3. Cast Away: This is Tom Hanks basically doing "Lord of the Flies: The One-Man Show" with Wilson the soccer ball who becomes his FedEx guy's BFF standing in for The Conch. The isolation is palpable while watching Hanks build a life for himself on this remote island after his flights goes down, and while life goes on without him at home. His delirium makes a sort of twisted sense. But, beyond the befriending of athletic supplies, there is a home to build, food to catch/kill/cook and even a raft to make in an effort to get somewhere. Anywhere.
4. The Impossible: Look, this shit is gonna make you nervous. Naomi Watts and Ewan McGregor, and their three sons, decide to spend the holidays in Thailand. Why? That's anybody's guess. Actually, you can ask one Marisa Belon, who this whole thing really happened to. A Tsunami hits, filmed so magnificently you almost forget that real people really endured this—enormous waves come crashing down on streets where farmers' markets are crowded as hell, resorts are nestled just blocks away. They are simply washed away. The family central to the film is divided and the remainder of it is dedicated to them regrouping. Amongst looters, hastily slapped together rescue areas, and moments where trusting complete strangers with the kids you do still have with you is pretty much a must, The Impossible begs the viewer to gauge just how resilient he or she might be at the end of the day.

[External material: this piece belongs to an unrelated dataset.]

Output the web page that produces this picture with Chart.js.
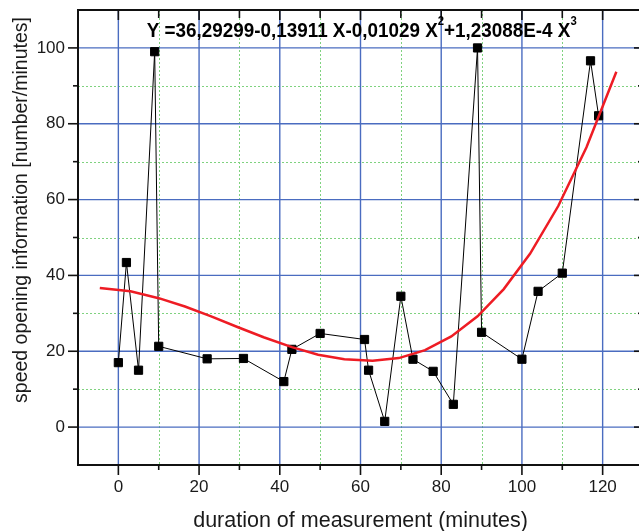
<!DOCTYPE html>
<html lang="en">
<head>
  <meta charset="UTF-8" />
  <title>Speed opening information</title>
  <script src="https://cdn.jsdelivr.net/npm/chart.js"></script>
  <style>
    body {
      margin: 0;
      padding: 0;
      background: #fff;
      overflow: hidden;
    }

    .wrap {
      width: 639px;
      height: 531px;
      overflow: hidden;
    }

    canvas {
      display: block;
    }
  </style>
</head>
<body>
  <div class="wrap">
    <canvas id="speedChart" width="650" height="531"></canvas>
  </div>

  <script>
    // measured values
    const minutes = [0, 2, 5, 9, 10, 22, 31, 41, 43, 50, 61, 62, 66, 70, 73, 78, 83, 89, 90, 100, 104, 110, 117, 119];
    const speed = [17, 43.4, 15, 99, 21.3, 18, 18.1, 12, 20.5, 24.7, 23.1, 15, 1.5, 34.5, 17.9, 14.7, 6, 100, 25, 17.9, 35.8, 40.6, 96.6, 82.1];

    // red fit curve
    const fitMinutes = [-4.6, 3, 10, 16.5, 23, 29.5, 36, 43, 49.5, 56, 63, 69.5, 76, 82.5, 89, 95.5, 102, 109, 116, 123.4];
    const fitSpeed = [36.7, 35.8, 34.0, 31.8, 29.2, 26.4, 23.7, 21.1, 19.1, 17.9, 17.5, 18.2, 20.3, 23.9, 29.2, 36.4, 45.7, 58.3, 73.8, 93.7];

    // ticks
    const xMajor = [0, 20, 40, 60, 80, 100, 120];
    const xMinor = [10, 30, 50, 70, 90, 110];
    const yMajor = [0, 20, 40, 60, 80, 100];
    const yMinor = [10, 30, 50, 70, 90];

    const xTitle = 'duration of measurement (minutes)';
    const yTitle = 'speed opening information [number/minutes]';
    const equation = [
      { text: 'Y =36,29299-0,13911 X-0,01029 X', sup: false },
      { text: '2', sup: true },
      { text: '+1,23088E-4 X', sup: false },
      { text: '3', sup: true }
    ];

    const FONT = '"Liberation Sans", Arial, sans-serif';

    function line(ctx, x1, y1, x2, y2) {
      ctx.beginPath();
      ctx.moveTo(x1, y1);
      ctx.lineTo(x2, y2);
      ctx.stroke();
    }

    // grid, frame, ticks and texts drawn against the chart scales
    const originFrame = {
      id: 'originFrame',
      beforeDatasetsDraw(chart) {
        const { ctx, chartArea: a, scales: { x, y } } = chart;
        ctx.save();

        // minor dotted green grid
        ctx.strokeStyle = '#7fd27f';
        ctx.lineWidth = 1;
        ctx.setLineDash([2, 2]);
        xMinor.forEach(v => {
          const px = Math.round(x.getPixelForValue(v)) + 0.5;
          line(ctx, px, a.top, px, a.bottom);
        });
        yMinor.forEach(v => {
          const py = Math.round(y.getPixelForValue(v)) + 0.5;
          line(ctx, a.left, py, a.right, py);
        });

        // major blue grid
        ctx.setLineDash([]);
        ctx.strokeStyle = '#4a6cc0';
        ctx.lineWidth = 1.4;
        xMajor.forEach(v => {
          const px = x.getPixelForValue(v);
          line(ctx, px, a.top, px, a.bottom);
        });
        yMajor.forEach(v => {
          const py = y.getPixelForValue(v);
          line(ctx, a.left, py, a.right, py);
        });
        ctx.restore();
      },
      afterDatasetsDraw(chart) {
        const { ctx, chartArea: a, scales: { x, y } } = chart;
        ctx.save();

        // frame
        ctx.strokeStyle = '#111';
        ctx.lineWidth = 2;
        ctx.strokeRect(a.left, a.top, a.right - a.left, a.bottom - a.top);

        // ticks: out on left/bottom, in on top/right
        ctx.lineWidth = 1.6;
        xMajor.forEach(v => {
          const px = x.getPixelForValue(v);
          line(ctx, px, a.bottom, px, a.bottom + 10);
          line(ctx, px, a.top, px, a.top + 10);
        });
        xMinor.forEach(v => {
          const px = x.getPixelForValue(v);
          line(ctx, px, a.bottom, px, a.bottom + 5);
          line(ctx, px, a.top, px, a.top + 8);
        });
        yMajor.forEach(v => {
          const py = y.getPixelForValue(v);
          line(ctx, a.left - 10, py, a.left, py);
          line(ctx, a.right - 9, py, a.right, py);
        });
        yMinor.forEach(v => {
          const py = y.getPixelForValue(v);
          line(ctx, a.left - 5, py, a.left, py);
          line(ctx, a.right - 5, py, a.right, py);
        });

        // axis titles
        ctx.fillStyle = '#1a1a1a';
        ctx.textAlign = 'center';
        ctx.textBaseline = 'alphabetic';
        ctx.font = '21.5px ' + FONT;
        ctx.fillText(xTitle, (a.left + a.right) / 2, 527);

        ctx.save();
        ctx.translate(27, 210);
        ctx.rotate(-Math.PI / 2);
        ctx.font = '19.5px ' + FONT;
        ctx.fillText(yTitle, 0, 0);
        ctx.restore();

        // fit equation, squeezed like the original
        const mainFont = 'bold 20px ' + FONT;
        const supFont = 'bold 12px ' + FONT;
        let total = 0;
        equation.forEach(p => {
          ctx.font = p.sup ? supFont : mainFont;
          p.w = ctx.measureText(p.text).width;
          total += p.w;
        });
        const sx = 430 / total;
        ctx.translate(a.left + 68.7, a.top + 27);
        ctx.scale(sx, 1);
        ctx.textAlign = 'left';
        ctx.fillStyle = '#000';
        let cx = 0;
        equation.forEach(p => {
          ctx.font = p.sup ? supFont : mainFont;
          ctx.fillText(p.text, cx, p.sup ? -12 : 0);
          cx += p.w;
        });
        ctx.restore();
      }
    };

    const tickFont = { family: FONT, size: 17 };

    new Chart(document.getElementById('speedChart'), {
      type: 'scatter',
      data: {
        datasets: [
          {
            label: 'fit',
            data: fitMinutes.map((v, i) => ({ x: v, y: fitSpeed[i] })),
            showLine: true,
            borderColor: '#ee1c24',
            borderWidth: 2.5,
            pointRadius: 0,
            order: 0
          },
          {
            label: 'speed',
            data: minutes.map((v, i) => ({ x: v, y: speed[i] })),
            showLine: true,
            borderColor: '#000',
            borderWidth: 1,
            pointStyle: 'rect',
            pointRadius: 5.8,
            pointBackgroundColor: '#000',
            pointBorderColor: '#000',
            pointBorderWidth: 1,
            order: 1
          }
        ]
      },
      options: {
        responsive: false,
        animation: false,
        events: [],
        layout: { padding: { left: 0, top: 10, right: 7, bottom: 0 } },
        plugins: {
          legend: { display: false },
          tooltip: { enabled: false }
        },
        scales: {
          x: {
            type: 'linear',
            min: -10,
            max: 130,
            afterBuildTicks: s => { s.ticks = xMajor.map(v => ({ value: v })); },
            afterFit: s => { s.height = 66; s.paddingLeft = 0; s.paddingRight = 0; },
            ticks: { font: tickFont, color: '#1a1a1a', padding: 12, maxRotation: 0, autoSkip: false },
            grid: { display: false, drawTicks: false },
            border: { display: false }
          },
          y: {
            type: 'linear',
            min: -10,
            max: 110,
            afterBuildTicks: s => { s.ticks = yMajor.map(v => ({ value: v })); },
            afterFit: s => { s.width = 78; s.paddingTop = 0; s.paddingBottom = 0; },
            ticks: { font: tickFont, color: '#1a1a1a', padding: 13, autoSkip: false },
            grid: { display: false, drawTicks: false },
            border: { display: false }
          }
        }
      },
      plugins: [originFrame]
    });
  </script>
</body>
</html>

5. The Grey: So, this is basically Liam Neeson doing his Taken routine, just without the hot daughter in danger or any prostitution whatsoever—plus the enemies here are wolves rather than a man. Well, there's an exception or two. Neeson plays John Ottway, and after a five-week stint working an Alaskan oil refinery, the boys are on their way home for a much-needed vacation. What follows is a plane crash, and only eight of them survive. As they seek out civilization and refuge from the icy elements, they've also got mortal injuries with which to contend. Oh, and those pesky wolves, too. Not for the faint of heart, but survival at its finest.